THE PROBLEM » Up to and including the line with "import * as", write out the listing from its first line, minus the pictures.

DATASET CONTENT »
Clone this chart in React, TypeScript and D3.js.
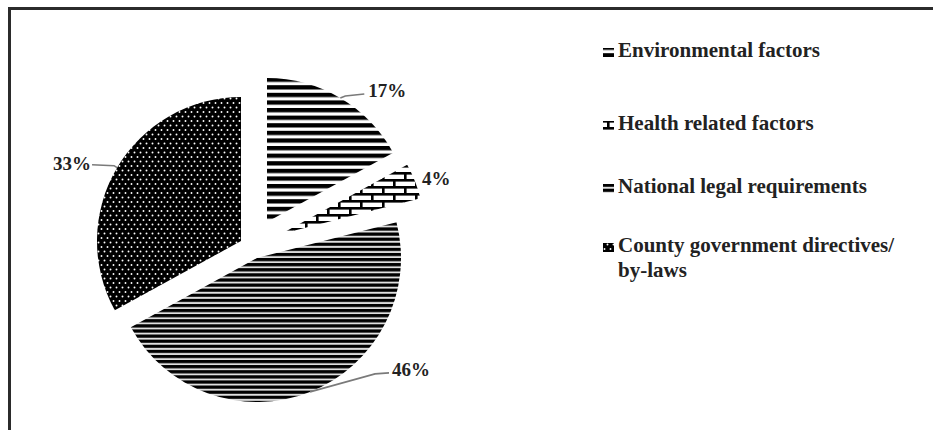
import React from "react";
import * as d3 from "d3";

// ---- data ----
const categories = [
  "Environmental factors",
  "Health related factors",
  "National legal requirements",
  "County government directives/ by-laws",
];
const values = [17, 4, 46, 33];
const percentLabels = ["17%", "4%", "46%", "33%"];
const legendLines = [
  ["Environmental factors"],
  ["Health related factors"],
  ["National legal requirements"],
  ["County government directives/", "by-laws"],
];

// ---- style / layout ----
const W = 933;
const H = 430;
const CX = 252;
const CY = 240;
const R = 144;
const patternIds = ["pEnv", "pHealth", "pNat", "pCounty"];
const explode: [number, number][] = [
  [15, -18],
  [29, -6],
  [5, 18],
  [-11, 1],
];
// leader elbow/end offsets relative to slice outer mid point, and text offset
const leaders: { pts: [number, number][]; text: [number, number]; anchor: string }[] = [
  { pts: [[5, -2], [24, -4]], text: [28, -1], anchor: "start" },
  { pts: [], text: [7, 4], anchor: "start" },
  { pts: [[65, -18], [79, -19]], text: [82, -16], anchor: "start" },
  { pts: [[-3, -2], [-25, -3]], text: [-26, 2], anchor: "end" },
];
const legendX = 603;
const legendBaselines = [57, 130, 193, 252];
const FONT = "'Liberation Serif', 'Times New Roman', serif";

export default function App() {
  const pie = d3
    .pie<number>()
    .sort(null)
    .startAngle(0)
    .endAngle(2 * Math.PI)
    .value((d) => d);
  const arcs = pie(values);
  const arcGen = d3.arc<d3.PieArcDatum<number>>().innerRadius(0).outerRadius(R);

  return (
    <svg
      width={W}
      height={H}
      style={{ position: "absolute", left: 0, top: 0, display: "block", background: "#fff" }}
    >
      <defs>
        <pattern id="pEnv" patternUnits="userSpaceOnUse" width={20} height={7.6}>
          <rect width={20} height={7.6} fill="#fff" />
          <rect y={0} width={20} height={4.3} fill="#000" />
        </pattern>
        <pattern id="pHealth" patternUnits="userSpaceOnUse" width={22} height={14} patternTransform="translate(2,1)">
          <rect width={22} height={14} fill="#fff" />
          <rect x={0} y={0} width={22} height={2.6} fill="#000" />
          <rect x={0} y={7} width={22} height={2.6} fill="#000" />
          <rect x={0} y={0} width={2.6} height={7} fill="#000" />
          <rect x={11} y={7} width={2.6} height={7} fill="#000" />
        </pattern>
        <pattern id="pNat" patternUnits="userSpaceOnUse" width={20} height={5.1}>
          <rect width={20} height={5.1} fill="#e0e0e0" />
          <rect y={0} width={20} height={3.2} fill="#000" />
        </pattern>
        <pattern id="pCounty" patternUnits="userSpaceOnUse" width={6} height={9}>
          <rect width={6} height={9} fill="#000" />
          <circle cx={1.5} cy={1.5} r={0.95} fill="#fff" />
          <circle cx={4.5} cy={6} r={0.95} fill="#fff" />
        </pattern>
      </defs>

      {/* frame (top and left only) */}
      <line x1={8} y1={8.5} x2={W} y2={8.5} stroke="#2b2b2b" strokeWidth={3} />
      <line x1={9.5} y1={7} x2={9.5} y2={H} stroke="#2b2b2b" strokeWidth={3} />

      {/* slices */}
      {arcs.map((a, i) => (
        <path
          key={i}
          d={arcGen(a) || ""}
          transform={`translate(${CX + explode[i][0]},${CY + explode[i][1]})`}
          fill={`url(#${patternIds[i]})`}
        />
      ))}

      {/* labels and leaders */}
      {arcs.map((a, i) => {
        const mid = (a.startAngle + a.endAngle) / 2;
        const ox = CX + explode[i][0] + R * Math.sin(mid);
        const oy = CY + explode[i][1] - R * Math.cos(mid);
        const L = leaders[i];
        const pts: [number, number][] = [[ox, oy], ...L.pts.map(([dx, dy]) => [ox + dx, oy + dy] as [number, number])];
        const line = d3.line();
        return (
          <g key={i}>
            {L.pts.length > 0 && (
              <path d={line(pts) || ""} fill="none" stroke="#7a7a7a" strokeWidth={1.6} />
            )}
            <text
              x={ox + L.text[0]}
              y={oy + L.text[1]}
              textAnchor={L.anchor}
              fontFamily={FONT}
              fontWeight="bold"
              fontSize={19}
              fill="#222"
            >
              {percentLabels[i]}
            </text>
          </g>
        );
      })}

      {/* legend */}
      {categories.map((c, i) => (
        <g key={c}>
          <rect
            x={legendX}
            y={legendBaselines[i] - 9}
            width={11}
            height={9}
            fill={`url(#${patternIds[i]})`}
          />
          <text fontFamily={FONT} fontWeight="bold" fontSize={21} fill="#222">
            {legendLines[i].map((ln, j) => (
              <tspan key={j} x={legendX + 15} y={legendBaselines[i] + j * 25}>
                {ln}
              </tspan>
            ))}
          </text>
        </g>
      ))}
    </svg>
  );
}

RESULT »
Clone this chart in React, TypeScript and D3.js.
import React from "react";
import * as d3 from "d3";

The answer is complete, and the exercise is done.